— Start Supplied information —

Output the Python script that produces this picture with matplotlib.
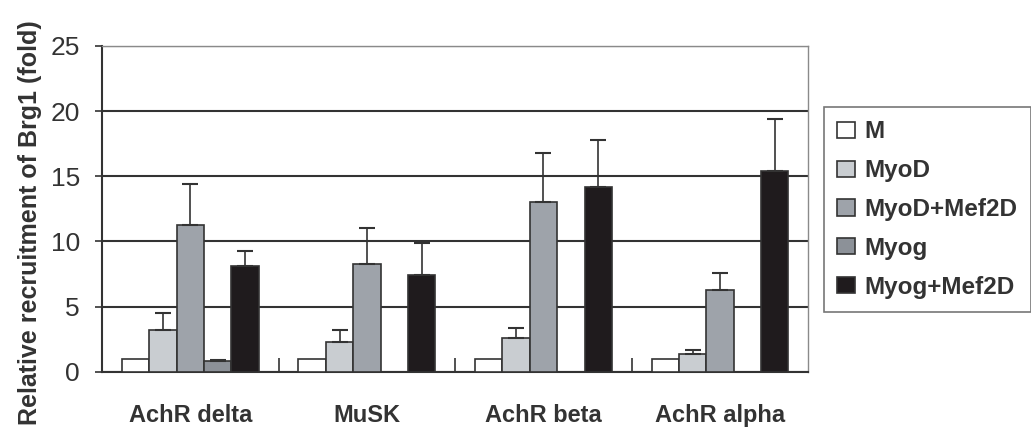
import matplotlib.pyplot as plt
import numpy as np

plt.rcParams['font.family'] = ['Liberation Sans', 'DejaVu Sans']

categories = ['AchR delta', 'MuSK', 'AchR beta', 'AchR alpha']
series = ['M', 'MyoD', 'MyoD+Mef2D', 'Myog', 'Myog+Mef2D']

# values per series (one per category), NaN = not measured
m_vals = [1.0, 1.0, 1.0, 1.0]
myod_vals = [3.2, 2.3, 2.6, 1.35]
myod_mef_vals = [11.3, 8.3, 13.05, 6.3]
myog_vals = [0.8, np.nan, np.nan, np.nan]
myog_mef_vals = [8.1, 7.4, 14.2, 15.4]

m_err = [0.0, 0.0, 0.0, 0.0]
myod_err = [1.3, 0.9, 0.8, 0.35]
myod_mef_err = [3.1, 2.7, 3.75, 1.3]
myog_err = [0.1, np.nan, np.nan, np.nan]
myog_mef_err = [1.2, 2.5, 3.6, 4.0]

colors = ['#ffffff', '#c9cdd1', '#9ea3aa', '#8c9198', '#1f1b1d']

values = [m_vals, myod_vals, myod_mef_vals, myog_vals, myog_mef_vals]
errors = [m_err, myod_err, myod_mef_err, myog_err, myog_mef_err]

fig = plt.figure(figsize=(10.31, 4.37), dpi=100)
ax = fig.add_axes([0.099, 0.149, 0.685, 0.746])

x = np.arange(len(categories))
w = 0.155
for i, (vals, errs) in enumerate(zip(values, errors)):
    pos = x + (i - 2) * w
    ax.bar(pos, vals, w, color=colors[i], edgecolor='#333333', linewidth=1.2,
           label=series[i], zorder=3)
    has_err = [e > 0 if not np.isnan(e) else False for e in errs]
    if any(has_err):
        ax.errorbar(pos, vals, yerr=[np.zeros(len(errs)), errs], fmt='none',
                    ecolor='#333333', elinewidth=1.2, capsize=6, capthick=1.5,
                    zorder=4)

ax.set_xlim(-0.5, 3.5)
ax.set_ylim(0, 25)
ax.set_yticks([0, 5, 10, 15, 20, 25])
ax.yaxis.grid(True, color='#333333', linewidth=1.5, zorder=0)
ax.set_axisbelow(True)

ax.set_xticks(x)
ax.set_xticklabels(categories, fontsize=17, fontweight='bold', color='#333333')
ax.tick_params(axis='x', length=0, pad=23)
ax.set_xticks(np.arange(0.5, 3.5, 1), minor=True)
ax.tick_params(axis='x', which='minor', direction='in', length=10, width=1.2,
               color='#333333')
ax.tick_params(axis='y', labelsize=19, colors='#333333', length=5, width=1.2,
               pad=11)

for s in ['top', 'right']:
    ax.spines[s].set_color('#8a8a8a')
    ax.spines[s].set_linewidth(1.0)
for s in ['left', 'bottom']:
    ax.spines[s].set_color('#333333')
    ax.spines[s].set_linewidth(1.5)

ax.set_ylabel('Relative recruitment of Brg1 (fold)', fontsize=18,
              fontweight='bold', color='#333333')
ax.yaxis.set_label_coords(-0.085, 0.459)

leg = fig.legend(loc='upper left', bbox_to_anchor=(0.799, 0.755),
                 prop={'size': 17.5, 'weight': 'bold'}, frameon=True,
                 fancybox=False, edgecolor='#555555', handlelength=0.74,
                 handleheight=0.66, handletextpad=0.4, labelspacing=0.65,
                 borderpad=0.55, borderaxespad=0)
leg.get_frame().set_linewidth(1.2)
for t in leg.get_texts():
    t.set_color('#333333')

fig.savefig('out.png', dpi=100)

— End Supplied information —

→ Required task: Transcribe the material exactly, keeping every word and none of the pictures.

→ The completed task:
Output the Python script that produces this picture with matplotlib.
import matplotlib.pyplot as plt
import numpy as np

plt.rcParams['font.family'] = ['Liberation Sans', 'DejaVu Sans']

categories = ['AchR delta', 'MuSK', 'AchR beta', 'AchR alpha']
series = ['M', 'MyoD', 'MyoD+Mef2D', 'Myog', 'Myog+Mef2D']

# values per series (one per category), NaN = not measured
m_vals = [1.0, 1.0, 1.0, 1.0]
myod_vals = [3.2, 2.3, 2.6, 1.35]
myod_mef_vals = [11.3, 8.3, 13.05, 6.3]
myog_vals = [0.8, np.nan, np.nan, np.nan]
myog_mef_vals = [8.1, 7.4, 14.2, 15.4]

m_err = [0.0, 0.0, 0.0, 0.0]
myod_err = [1.3, 0.9, 0.8, 0.35]
myod_mef_err = [3.1, 2.7, 3.75, 1.3]
myog_err = [0.1, np.nan, np.nan, np.nan]
myog_mef_err = [1.2, 2.5, 3.6, 4.0]

colors = ['#ffffff', '#c9cdd1', '#9ea3aa', '#8c9198', '#1f1b1d']

values = [m_vals, myod_vals, myod_mef_vals, myog_vals, myog_mef_vals]
errors = [m_err, myod_err, myod_mef_err, myog_err, myog_mef_err]

fig = plt.figure(figsize=(10.31, 4.37), dpi=100)
ax = fig.add_axes([0.099, 0.149, 0.685, 0.746])

x = np.arange(len(categories))
w = 0.155
for i, (vals, errs) in enumerate(zip(values, errors)):
    pos = x + (i - 2) * w
    ax.bar(pos, vals, w, color=colors[i], edgecolor='#333333', linewidth=1.2,
           label=series[i], zorder=3)
    has_err = [e > 0 if not np.isnan(e) else False for e in errs]
    if any(has_err):
        ax.errorbar(pos, vals, yerr=[np.zeros(len(errs)), errs], fmt='none',
                    ecolor='#333333', elinewidth=1.2, capsize=6, capthick=1.5,
                    zorder=4)

ax.set_xlim(-0.5, 3.5)
ax.set_ylim(0, 25)
ax.set_yticks([0, 5, 10, 15, 20, 25])
ax.yaxis.grid(True, color='#333333', linewidth=1.5, zorder=0)
ax.set_axisbelow(True)

ax.set_xticks(x)
ax.set_xticklabels(categories, fontsize=17, fontweight='bold', color='#333333')
ax.tick_params(axis='x', length=0, pad=23)
ax.set_xticks(np.arange(0.5, 3.5, 1), minor=True)
ax.tick_params(axis='x', which='minor', direction='in', length=10, width=1.2,
               color='#333333')
ax.tick_params(axis='y', labelsize=19, colors='#333333', length=5, width=1.2,
               pad=11)

for s in ['top', 'right']:
    ax.spines[s].set_color('#8a8a8a')
    ax.spines[s].set_linewidth(1.0)
for s in ['left', 'bottom']:
    ax.spines[s].set_color('#333333')
    ax.spines[s].set_linewidth(1.5)

ax.set_ylabel('Relative recruitment of Brg1 (fold)', fontsize=18,
              fontweight='bold', color='#333333')
ax.yaxis.set_label_coords(-0.085, 0.459)

leg = fig.legend(loc='upper left', bbox_to_anchor=(0.799, 0.755),
                 prop={'size': 17.5, 'weight': 'bold'}, frameon=True,
                 fancybox=False, edgecolor='#555555', handlelength=0.74,
                 handleheight=0.66, handletextpad=0.4, labelspacing=0.65,
                 borderpad=0.55, borderaxespad=0)
leg.get_frame().set_linewidth(1.2)
for t in leg.get_texts():
    t.set_color('#333333')

fig.savefig('out.png', dpi=100)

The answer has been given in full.